▶ _What is being asked_
Reproduce all of the data below without alteration; exclude every picture.

▶ _Provided data_

__________________________________________________

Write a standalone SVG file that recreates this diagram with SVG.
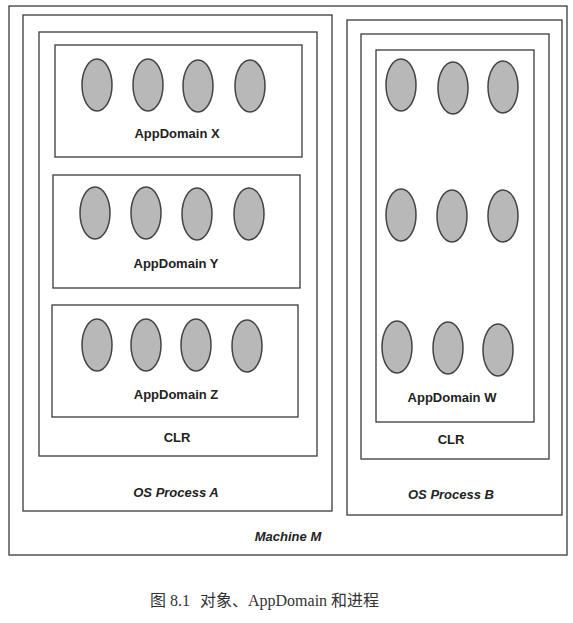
<svg xmlns="http://www.w3.org/2000/svg" width="573" height="623" viewBox="0 0 573 623">
<style>
.box{fill:none;stroke:#3a3a3a;stroke-width:1.3}
.obj{fill:#b8b8b8;stroke:#444;stroke-width:1.5}
.lbl{font-family:"Liberation Sans",Arial,sans-serif;font-weight:bold;font-size:13px;fill:#222;text-anchor:middle}
.it{font-family:"Liberation Sans",Arial,sans-serif;font-weight:bold;font-style:italic;font-size:13px;fill:#222;text-anchor:middle}
.cap{font-family:"Liberation Serif","Noto Sans CJK SC",serif;font-size:16px;fill:#333}
</style>
<rect width="573" height="623" fill="#fff"/>
<g id="machineM">
<rect class="box" x="9" y="6" width="558" height="549"/>
<text class="it" x="288" y="541">Machine M</text>
</g>
<g id="processA">
<rect class="box" x="23" y="15" width="309" height="496"/>
<text class="it" x="176" y="497">OS Process A</text>
</g>
<g id="clrA">
<rect class="box" x="39" y="32" width="278" height="424"/>
<text class="lbl" x="177" y="442">CLR</text>
</g>
<g id="appDomainX">
<rect class="box" x="55" y="45" width="247" height="112"/>
<ellipse class="obj" cx="97" cy="85" rx="15" ry="26"/>
<ellipse class="obj" cx="148" cy="85" rx="15" ry="26"/>
<ellipse class="obj" cx="198" cy="86" rx="15" ry="26"/>
<ellipse class="obj" cx="250" cy="86" rx="15" ry="26"/>
<text class="lbl" x="177" y="138">AppDomain X</text>
</g>
<g id="appDomainY">
<rect class="box" x="53" y="175" width="247" height="113"/>
<ellipse class="obj" cx="95" cy="213" rx="15" ry="26"/>
<ellipse class="obj" cx="146" cy="213" rx="15" ry="26"/>
<ellipse class="obj" cx="197" cy="214" rx="15" ry="26"/>
<ellipse class="obj" cx="249" cy="214" rx="15" ry="26"/>
<text class="lbl" x="176" y="268">AppDomain Y</text>
</g>
<g id="appDomainZ">
<rect class="box" x="52" y="305" width="246" height="112"/>
<ellipse class="obj" cx="97" cy="345" rx="15" ry="26"/>
<ellipse class="obj" cx="146" cy="345" rx="15" ry="26"/>
<ellipse class="obj" cx="196" cy="345" rx="15" ry="26"/>
<ellipse class="obj" cx="247" cy="346" rx="15" ry="26"/>
<text class="lbl" x="176" y="399">AppDomain Z</text>
</g>
<g id="processB">
<rect class="box" x="347" y="20" width="215" height="495"/>
<text class="it" x="451" y="499">OS Process B</text>
</g>
<g id="clrB">
<rect class="box" x="361" y="34" width="188" height="425"/>
<text class="lbl" x="451" y="444">CLR</text>
</g>
<g id="appDomainW">
<rect class="box" x="376" y="50" width="158" height="372"/>
<ellipse class="obj" cx="401" cy="85" rx="15" ry="26"/>
<ellipse class="obj" cx="453" cy="88" rx="15" ry="26"/>
<ellipse class="obj" cx="503" cy="87" rx="15" ry="26"/>
<ellipse class="obj" cx="401" cy="215" rx="15" ry="26"/>
<ellipse class="obj" cx="452" cy="216" rx="15" ry="26"/>
<ellipse class="obj" cx="503" cy="216" rx="15" ry="26"/>
<ellipse class="obj" cx="397" cy="347" rx="15" ry="26"/>
<ellipse class="obj" cx="448" cy="348" rx="15" ry="26"/>
<ellipse class="obj" cx="498" cy="350" rx="15" ry="26"/>
<text class="lbl" x="452" y="402">AppDomain W</text>
</g>
<text class="cap" y="606"><tspan x="150">图 8.1</tspan><tspan x="200">对象、AppDomain 和进程</tspan></text>
</svg>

__________________________________________________

▶ _Task answer_
Write a standalone SVG file that recreates this diagram with SVG.
<svg xmlns="http://www.w3.org/2000/svg" width="573" height="623" viewBox="0 0 573 623">
<style>
.box{fill:none;stroke:#3a3a3a;stroke-width:1.3}
.obj{fill:#b8b8b8;stroke:#444;stroke-width:1.5}
.lbl{font-family:"Liberation Sans",Arial,sans-serif;font-weight:bold;font-size:13px;fill:#222;text-anchor:middle}
.it{font-family:"Liberation Sans",Arial,sans-serif;font-weight:bold;font-style:italic;font-size:13px;fill:#222;text-anchor:middle}
.cap{font-family:"Liberation Serif","Noto Sans CJK SC",serif;font-size:16px;fill:#333}
</style>
<rect width="573" height="623" fill="#fff"/>
<g id="machineM">
<rect class="box" x="9" y="6" width="558" height="549"/>
<text class="it" x="288" y="541">Machine M</text>
</g>
<g id="processA">
<rect class="box" x="23" y="15" width="309" height="496"/>
<text class="it" x="176" y="497">OS Process A</text>
</g>
<g id="clrA">
<rect class="box" x="39" y="32" width="278" height="424"/>
<text class="lbl" x="177" y="442">CLR</text>
</g>
<g id="appDomainX">
<rect class="box" x="55" y="45" width="247" height="112"/>
<ellipse class="obj" cx="97" cy="85" rx="15" ry="26"/>
<ellipse class="obj" cx="148" cy="85" rx="15" ry="26"/>
<ellipse class="obj" cx="198" cy="86" rx="15" ry="26"/>
<ellipse class="obj" cx="250" cy="86" rx="15" ry="26"/>
<text class="lbl" x="177" y="138">AppDomain X</text>
</g>
<g id="appDomainY">
<rect class="box" x="53" y="175" width="247" height="113"/>
<ellipse class="obj" cx="95" cy="213" rx="15" ry="26"/>
<ellipse class="obj" cx="146" cy="213" rx="15" ry="26"/>
<ellipse class="obj" cx="197" cy="214" rx="15" ry="26"/>
<ellipse class="obj" cx="249" cy="214" rx="15" ry="26"/>
<text class="lbl" x="176" y="268">AppDomain Y</text>
</g>
<g id="appDomainZ">
<rect class="box" x="52" y="305" width="246" height="112"/>
<ellipse class="obj" cx="97" cy="345" rx="15" ry="26"/>
<ellipse class="obj" cx="146" cy="345" rx="15" ry="26"/>
<ellipse class="obj" cx="196" cy="345" rx="15" ry="26"/>
<ellipse class="obj" cx="247" cy="346" rx="15" ry="26"/>
<text class="lbl" x="176" y="399">AppDomain Z</text>
</g>
<g id="processB">
<rect class="box" x="347" y="20" width="215" height="495"/>
<text class="it" x="451" y="499">OS Process B</text>
</g>
<g id="clrB">
<rect class="box" x="361" y="34" width="188" height="425"/>
<text class="lbl" x="451" y="444">CLR</text>
</g>
<g id="appDomainW">
<rect class="box" x="376" y="50" width="158" height="372"/>
<ellipse class="obj" cx="401" cy="85" rx="15" ry="26"/>
<ellipse class="obj" cx="453" cy="88" rx="15" ry="26"/>
<ellipse class="obj" cx="503" cy="87" rx="15" ry="26"/>
<ellipse class="obj" cx="401" cy="215" rx="15" ry="26"/>
<ellipse class="obj" cx="452" cy="216" rx="15" ry="26"/>
<ellipse class="obj" cx="503" cy="216" rx="15" ry="26"/>
<ellipse class="obj" cx="397" cy="347" rx="15" ry="26"/>
<ellipse class="obj" cx="448" cy="348" rx="15" ry="26"/>
<ellipse class="obj" cx="498" cy="350" rx="15" ry="26"/>
<text class="lbl" x="452" y="402">AppDomain W</text>
</g>
<text class="cap" y="606"><tspan x="150">图 8.1</tspan><tspan x="200">对象、AppDomain 和进程</tspan></text>
</svg>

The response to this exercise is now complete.